How to get into deep focus:
 add routines and rituals to your working life designed to minimize the amount of your limited willpower necessary to transition into and maintain a state of unbroken concentration. ... the easiest way to consistently start deep work sessions is to transform them into a simple regular habit. ... Your ritual needs to ensure your brain gets the support it needs to keep operating at a high level of depth. For example, the ritual might specify that you start with a cup of good coffee, or make sure you have access to enough food of the right type to maintain energy, or integrate light exercise such as walking to help keep the mind clear. 
Using positivity to help you prioritize deep work:
identify a small number of ambitious outcomes to pursue with your deep work hours. ...  have a specific goal that would return tangible and substantial professional benefits will generate a steadier stream of enthusiasm. ... “If you want to win the war for attention, don’t try to say ‘no’ to the trivial distractions you find on the information smorgasbord; try to say ‘yes’ to the subject that arouses a terrifying longing, and let the terrifying longing crowd out everything else.” ... [L]ead measures turn your attention to improving the behaviors you directly control in the near future that will then have a positive impact on your long-term goals.
Planning idleness is super important:
Idleness is not just a vacation, an indulgence or a vice; it is as indispensable to the brain as vitamin D is to the body, and deprived of it we suffer a mental affliction as disfiguring as rickets… it is, paradoxically, necessary to getting any work done. .... you should follow Kreider’s lead by injecting regular and substantial freedom from professional concerns into your day, providing you with the idleness paradoxically required to get (deep) work done. .... the idea that you can restore your ability to direct your attention if you give this activity a rest.
Walking in nature seems to have a special status as a restoring activity:
attention restoration theory (ART), which claims that spending time in nature can improve your ability to concentrate. ...Walking through nature, by contrast, exposes you to what lead author Marc Berman calls “inherently fascinating stimuli,” using sunsets as an example.

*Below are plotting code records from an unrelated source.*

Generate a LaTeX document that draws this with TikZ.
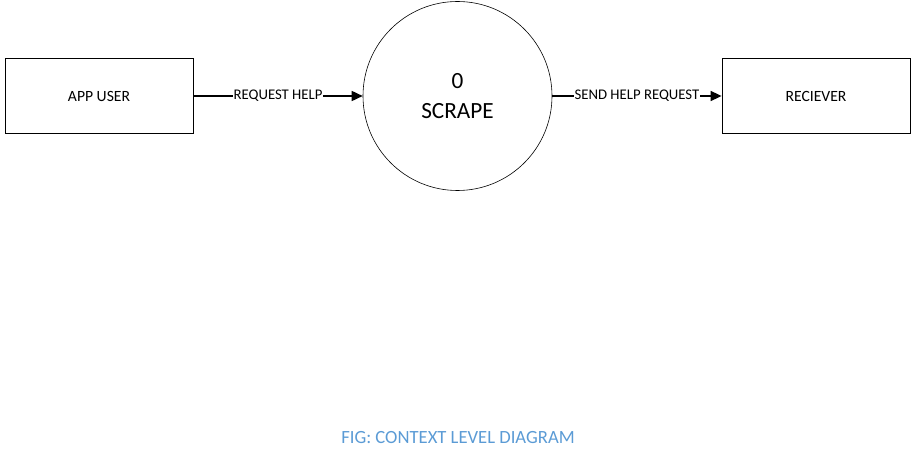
\documentclass[tikz,border=0pt]{standalone}
\usepackage{fontspec}
\setmainfont{Carlito}
\usetikzlibrary{arrows.meta}
\definecolor{capblue}{HTML}{5B9BD5}
\tikzset{
  entity/.style={draw, line width=0.8bp, minimum width=188bp, minimum height=75bp, inner sep=0pt, font=\fontsize{15.7}{18}\selectfont},
  process/.style={draw, circle, line width=0.6bp, minimum size=189bp, inner sep=0pt, align=center, font=\fontsize{23.3}{30}\selectfont},
  flow/.style={line width=1.6bp, -{Triangle[length=11bp,width=10bp]}},
  flowlabel/.style={fill=white, inner sep=0.5bp, font=\fontsize{14.8}{17}\selectfont},
  caption/.style={text=capblue, font=\fontsize{18.7}{21}\selectfont}
}
\begin{document}
\begin{tikzpicture}[x=1bp,y=-1bp]
\useasboundingbox (0,0) rectangle (916,460);
\node[entity] (user) at (99,96) {APP USER};
\node[process] (scrape) at (457.5,96) {0\\SCRAPE};
\node[entity] (recv) at (816,96) {RECIEVER};
\draw[flow] (user) -- node[flowlabel] {REQUEST HELP} (scrape);
\draw[flow] (scrape) -- node[flowlabel] {SEND HELP REQUEST} (recv);
\node[caption] (cap) at (458,438) {FIG: CONTEXT LEVEL DIAGRAM};
\end{tikzpicture}
\end{document}
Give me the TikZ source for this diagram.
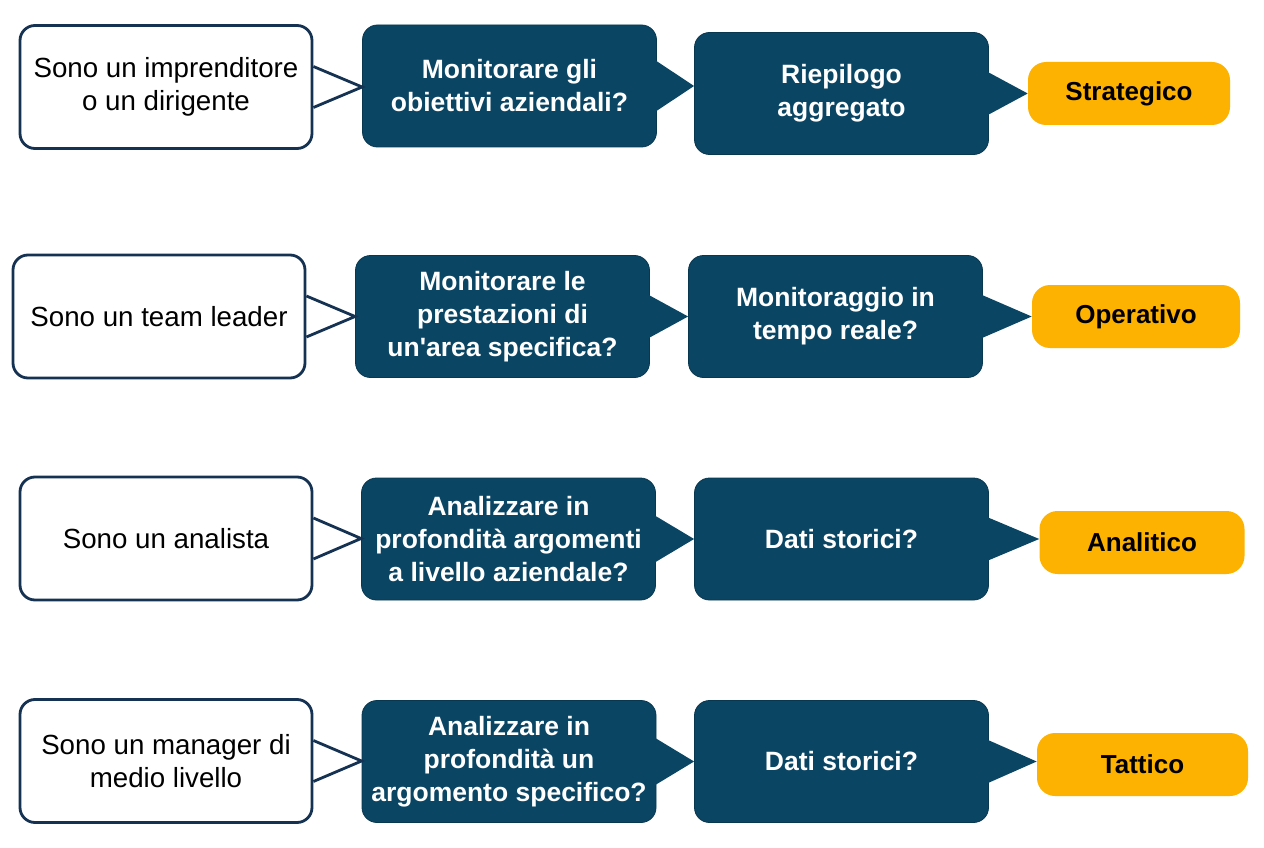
\documentclass[tikz,border=0pt]{standalone}
\usepackage{fontspec}
\setmainfont{Liberation Sans}
\usepackage{tikz}
\definecolor{box_navy}{RGB}{10,69,100}
\definecolor{line_navy}{RGB}{22,50,82}
\definecolor{lvl_orange}{RGB}{253,178,2}

\begin{document}
\begin{tikzpicture}[x=1pt,y=-1pt,semithick]
    \tikzstyle{who}=[draw=line_navy, line width=2.8pt, fill=white, rounded corners=15pt, minimum width=292pt, minimum height=123pt, align=center, text=black, font=\fontsize{27.7}{33}\selectfont]
    \tikzstyle{ask}=[draw=box_navy!80!black, line width=0.8pt, fill=box_navy, rounded corners=15pt, minimum width=294pt, minimum height=122pt, align=center, text=white, font=\fontsize{26.5}{33}\selectfont\bfseries]
    \tikzstyle{lvl}=[fill=lvl_orange, rounded corners=18pt, minimum height=63pt, align=center, text=black, font=\fontsize{26}{33}\selectfont\bfseries]
    \tikzstyle{wptr}=[draw=line_navy, line width=2.8pt]
    \tikzstyle{dptr}=[fill=box_navy]

    \useasboundingbox (0,0) rectangle (1264,848);

    % row 1
    \node[who] (w1) at (166,87)     {Sono un imprenditore\\o un dirigente};
    \node[ask] (q1) at (509.5,86)   {Monitorare gli\\obiettivi aziendali?};
    \node[ask] (r1) at (841.5,93.5) {Riepilogo\\aggregato};
    \node[lvl,minimum width=202pt] (l1) at (1129,93.5) {Strategico};

    % row 2
    \node[who] (w2) at (159,316.5)   {Sono un team leader};
    \node[ask] (q2) at (502.5,316.5) {Monitorare le\\prestazioni di\\un\textquotesingle area specifica?};
    \node[ask] (r2) at (835.5,316.5) {Monitoraggio in\\tempo reale?};
    \node[lvl,minimum width=208pt] (l2) at (1136,316.5) {Operativo};

    % row 3
    \node[who] (w3) at (166,538.5)   {Sono un analista};
    \node[ask] (q3) at (508.5,539)   {Analizzare in\\profondità argomenti\\a livello aziendale?};
    \node[ask] (r3) at (841.5,539)   {Dati storici?};
    \node[lvl,minimum width=205pt] (l3) at (1142,542.5) {Analitico};

    % row 4
    \node[who] (w4) at (166,761)     {Sono un manager di\\medio livello};
    \node[ask] (q4) at (509,761.5)   {Analizzare in\\profondità un\\argomento specifico?};
    \node[ask] (r4) at (841.5,761.5) {Dati storici?};
    \node[lvl,minimum width=211pt] (l4) at (1142.5,764.5) {Tattico};

    % pointers
    \draw[wptr] ([yshift=20.5pt]w1.east) -- (w1.east -| q1.west) -- ([yshift=-20.5pt]w1.east);
    \draw[wptr] ([yshift=20.5pt]w2.east) -- (w2.east -| q2.west) -- ([yshift=-20.5pt]w2.east);
    \draw[wptr] ([yshift=20.5pt]w3.east) -- (w3.east -| q3.west) -- ([yshift=-20.5pt]w3.east);
    \draw[wptr] ([yshift=20.5pt]w4.east) -- (w4.east -| q4.west) -- ([yshift=-20.5pt]w4.east);
    \fill[dptr] ([xshift=-2pt,yshift=26pt]q1.east) -- (q1.east -| r1.west) -- ([xshift=-2pt,yshift=-26pt]q1.east) -- cycle;
    \fill[dptr] ([xshift=-2pt,yshift=22pt]q2.east) -- (q2.east -| r2.west) -- ([xshift=-2pt,yshift=-22pt]q2.east) -- cycle;
    \fill[dptr] ([xshift=-2pt,yshift=24pt]q3.east) -- (q3.east -| r3.west) -- ([xshift=-2pt,yshift=-24pt]q3.east) -- cycle;
    \fill[dptr] ([xshift=-2pt,yshift=24pt]q4.east) -- (q4.east -| r4.west) -- ([xshift=-2pt,yshift=-24pt]q4.east) -- cycle;
    \fill[dptr] ([xshift=-2pt,yshift=22pt]r1.east) -- (r1.east -| l1.west) -- ([xshift=-2pt,yshift=-22pt]r1.east) -- cycle;
    \fill[dptr] ([xshift=-2pt,yshift=22pt]r2.east) -- (r2.east -| l2.west) -- ([xshift=-2pt,yshift=-22pt]r2.east) -- cycle;
    \fill[dptr] ([xshift=-2pt,yshift=22pt]r3.east) -- (r3.east -| l3.west) -- ([xshift=-2pt,yshift=-22pt]r3.east) -- cycle;
    \fill[dptr] ([xshift=-2pt,yshift=22pt]r4.east) -- (r4.east -| l4.west) -- ([xshift=-2pt,yshift=-22pt]r4.east) -- cycle;
\end{tikzpicture}
\end{document}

These stimuli “invoke attention modestly, allowing focused-attention mechanisms a chance to replenish.”
But other things work for restoring focus too:
Having a casual conversation with a friend, listening to music while making dinner, playing a game with your kids, going for a run—the types of activities that will fill your time in the evening if you enforce a work shutdown—play the same attention-restoring role as walking in nature.
An end-of-day shutdown ritual can help:
this ritual should ensure that every incomplete task, goal, or project has been reviewed and that for each you have confirmed that either (1) you have a plan you trust for its completion, or (2) it’s captured in a place where it will be revisited when the time is right. The process should be an algorithm: a series of steps you always conduct, one after another.....I quickly skim every task in every list, and then look at the next few days on my calendar. These two actions ensure that there’s nothing urgent I’m forgetting or any important deadlines or appointments sneaking up on me. I have, at this point, reviewed everything that’s on my professional plate. To end the ritual, I use this information to make a rough plan for the next day. Once the plan is created, I say, “Shutdown complete,” and my work thoughts are done for the day. 

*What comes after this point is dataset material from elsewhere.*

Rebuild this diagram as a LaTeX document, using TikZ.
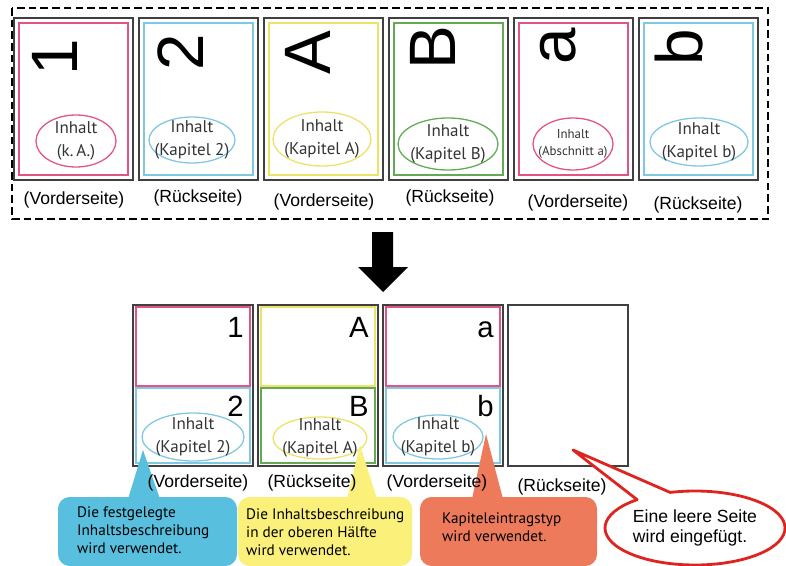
\documentclass[tikz,border=0pt]{standalone}
\usepackage{fontspec}
\setmainfont{Liberation Sans}
\newfontfamily\myriad{PT Sans}
\usetikzlibrary{calc}

\definecolor{rosa}{RGB}{226,84,132}
\definecolor{hellblau}{RGB}{128,200,226}
\definecolor{gelb}{RGB}{236,226,104}
\definecolor{gruen}{RGB}{100,170,84}
\definecolor{blaukasten}{RGB}{88,192,222}
\definecolor{gelbkasten}{RGB}{250,240,122}
\definecolor{orangekasten}{RGB}{238,122,92}
\definecolor{rot}{RGB}{222,36,30}

\tikzset{
  rahmen/.style={draw=black!75,line width=1pt},
  innen/.style={line width=1.1pt},
  gross/.style={font=\fontsize{56}{60}\selectfont,inner sep=0pt,rotate=90,anchor=base},
  klein/.style={font=\fontsize{25}{28}\selectfont,inner sep=0pt,anchor=base east},
  seite/.style={font=\fontsize{15}{18}\selectfont},
  hinweis/.style={font=\myriad\fontsize{13}{15.5}\selectfont,align=left,anchor=west,inner sep=0pt},
}

\begin{document}
\begin{tikzpicture}[x=0.03cm,y=-0.03cm]
  \useasboundingbox (0,0) rectangle (786,566);
  % Eingabe: gestrichelter Rahmen um die sechs Seiten
  \draw[dashed,line width=2pt,dash pattern=on 6.5pt off 3.5pt] (12,8) rectangle (768,219);
  \foreach \i/\col in {0/rosa,1/hellblau,2/gelb,3/gruen,4/rosa,5/hellblau} {
    \draw[rahmen] ({14+125*\i},18) rectangle ++(119,162);
    \draw[innen,\col] ({19+125*\i},23) rectangle ++(109,152);
  }
  % gedrehte Kapitelnummern
  \foreach \ch/\bx/\cy [count=\n] in {1/77/57,2/203/52,A/330/53,B/455/48,a/575/46,b/702/47}
    \node[gross] (gross\n) at (\bx,\cy) {\ch};
  % Inhalt-Ellipsen
  \foreach \mx/\my/\rx/\ry/\col/\fs/\bs/\txt [count=\n] in {
      76/141/40/26/rosa/14.5/20/{Inhalt\\(k.\,A.)},
      192/140/43/23/hellblau/14.5/20/{Inhalt\\(Kapitel 2)},
      322/139/49/27/gelb/14.5/20/{Inhalt\\(Kapitel A)},
      448/144/50/26/gruen/14.5/20/{Inhalt\\(Kapitel B)},
      573/144/40/26/rosa/11/14/{Inhalt\\(Abschnitt a)},
      699/142/49/24/hellblau/14.5/20/{Inhalt\\(Kapitel b)}} {
    \draw[innen,\col] (\mx,\my) ellipse [x radius=\rx,y radius=\ry];
    \node[font=\myriad\fontsize{\fs}{\bs}\selectfont,align=center,text=black!80] (inh\n) at (\mx,\my) {\txt};
  }
  \foreach \x/\y/\txt [count=\n] in {74/200/{(Vorderseite)},198/198/{(Rückseite)},324/202/{(Vorderseite)},
      450/198/{(Rückseite)},578/203/{(Vorderseite)},698/205/{(Rückseite)}}
    \node[seite] (seite\n) at (\x,\y) {\txt};

  % Pfeil nach unten
  \fill (372,232) -- (393,232) -- (393,267) -- (408,267) -- (383,292) -- (358,267) -- (372,267) -- cycle;

  % Ausgabe: zwei Seiten je Blatt
  \foreach \i/\oben/\unten in {0/rosa/hellblau,1/gelb/gruen,2/rosa/hellblau} {
    \draw[innen,\oben] ({136+125*\i},307) rectangle ++(114,79);
    \draw[innen,\unten] ({136+125*\i},388) rectangle ++(114,75);
  }
  \foreach \i in {0,...,3}
    \draw[rahmen] ({133+125*\i},305) rectangle ++(120,161);
  \foreach \ch/\i/\y [count=\n] in {1/0/337,2/0/416,A/1/337,B/1/416,a/2/337,b/2/416}
    \node[klein] (klein\n) at ({244+125*\i},\y) {\ch};
  \foreach \mx/\my/\rx/\ry/\col/\txt [count=\n] in {
      193/437/51/24/hellblau/{Inhalt\\(Kapitel 2)},
      320/438/47/21/gelb/{Inhalt\\(Kapitel A)},
      438/437/45/22/hellblau/{Inhalt\\(Kapitel b)}} {
    \draw[innen,\col] (\mx,\my) ellipse [x radius=\rx,y radius=\ry];
    \node[font=\myriad\fontsize{14.5}{19}\selectfont,align=center,text=black!80] (unh\n) at (\mx,\my) {\txt};
  }

  % Hinweise mit Zeiger
  \coordinate (spitze1) at (143,450);
  \coordinate (spitze2) at (360,445);
  \coordinate (spitze3) at (486,434);
  \fill[blaukasten] (spitze1) -- (128,499) -- (160,499) -- cycle;
  \fill[blaukasten,rounded corners=3.5mm] (58,497) rectangle (237,566);
  \fill[gelbkasten] (spitze2) -- (347,499) -- (377,499) -- cycle;
  \fill[gelbkasten,rounded corners=3.5mm] (238,497) rectangle (412,566);
  \fill[orangekasten] (spitze3) -- (472,499) -- (503,499) -- cycle;
  \fill[orangekasten,rounded corners=3.5mm] (420,497) rectangle (597,566);
  \node[hinweis] (hinweis1) at (77,530) {Die festgelegte\\Inhaltsbeschreibung\\wird verwendet.};
  \node[hinweis] (hinweis2) at (246,532) {Die Inhaltsbeschreibung\\in der oberen Hälfte\\wird verwendet.};
  \node[hinweis] (hinweis3) at (442,527) {Kapiteleintragstyp\\wird verwendet.};
  \foreach \x/\y/\txt [count=\n] in {198/483/{(Vorderseite)},312/483/{(Rückseite)},437/483/{(Vorderseite)},562/487/{(Rückseite)}}
    \node[seite] (useite\n) at (\x,\y) {\txt};

  % Sprechblase für die leere Seite
  \coordinate (spitze4) at (573,450);
  \coordinate (blase) at (695,528);
  \draw[rot,line width=2.4pt,fill=white,line join=round]
    (spitze4) -- ($(blase)+(-130:90 and 37)$) arc[start angle=-130,end angle=-466,x radius=90,y radius=37] -- cycle;
  \node[font=\fontsize{15}{17}\selectfont,align=left] (leer) at (blase) {Eine leere Seite\\wird eingefügt.};
\end{tikzpicture}
\end{document}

 Don't give up if this is hard at first:
The ability to concentrate intensely is a skill that must be trained. ... Once your brain has become accustomed to on-demand distraction, Nass discovered, it’s hard to shake the addiction even when you want to concentrate. ... if you’ve scheduled your next Internet block thirty minutes from the current moment, and you’re beginning to feel bored and crave distraction, the next thirty minutes of resistance become a session of concentration calisthenics.  ....give yourself plenty of opportunities throughout your evening to resist switching to these distractions at the slightest hint of boredom.
What is your goal for your relationships, and how well does Facebook (which he describes as only useful for "keeping in frequent lightweight touch") support that? For him his personal goal is:
To maintain close and rewarding friendships with a group of people who are important to me. Key Activities Supporting This Goal: 1. Regularly take the time for meaningful connection with those who are most important to me (e.g., a long talk, a meal, joint activity). 2. Give of myself to those who are most important to me (e.g., making nontrivial sacrifices that improve their lives).
(based on this I have started a practice of more frequent, shorter duration Skype calls with my favourite people overseas, which I think does a much better job of helping with loneliness and homesickness. There's a nice exercise he suggests of going off social media for a month and seeing if anyone notices - I'm not going to actually do it, but just thinking about that was a wakeup call!)

A few more specific recommendations I have taken up:
  • Schedule in advance when you’ll use the Internet, and then avoid it altogether outside these times.  ... keep a notepad near your computer at work. On this pad, record the next time you’re allowed to use the Internet. 
  • Plan something to do in each half hour block of the day: "When you’re done scheduling your day, every minute should be part of a block."
  • And keep refreshing it. "On some days, you might rewrite your schedule half a dozen times. Don’t despair if this happens." "If you give your mind something meaningful to do throughout all your waking hours, you’ll end the day more fulfilled, and begin the next one more relaxed, than if you instead allow your mind to bathe for hours in semiconscious and unstructured Web surfing." "Your goal is not to stick to a given schedule at all costs; it’s instead to maintain, at all times, a thoughtful say in what you’re doing with your time going forward"
All this has turned out to work extremely well with my brain.

The book has many other great ideas and inspiration, plus a lot of context about how real creators have set up their lives for deep work. You can get exposed to a lot of his ideas in this Business Insider blog post - although of course like all websites it's full of intentional fracturing distractions, so I would recommend just buying the book!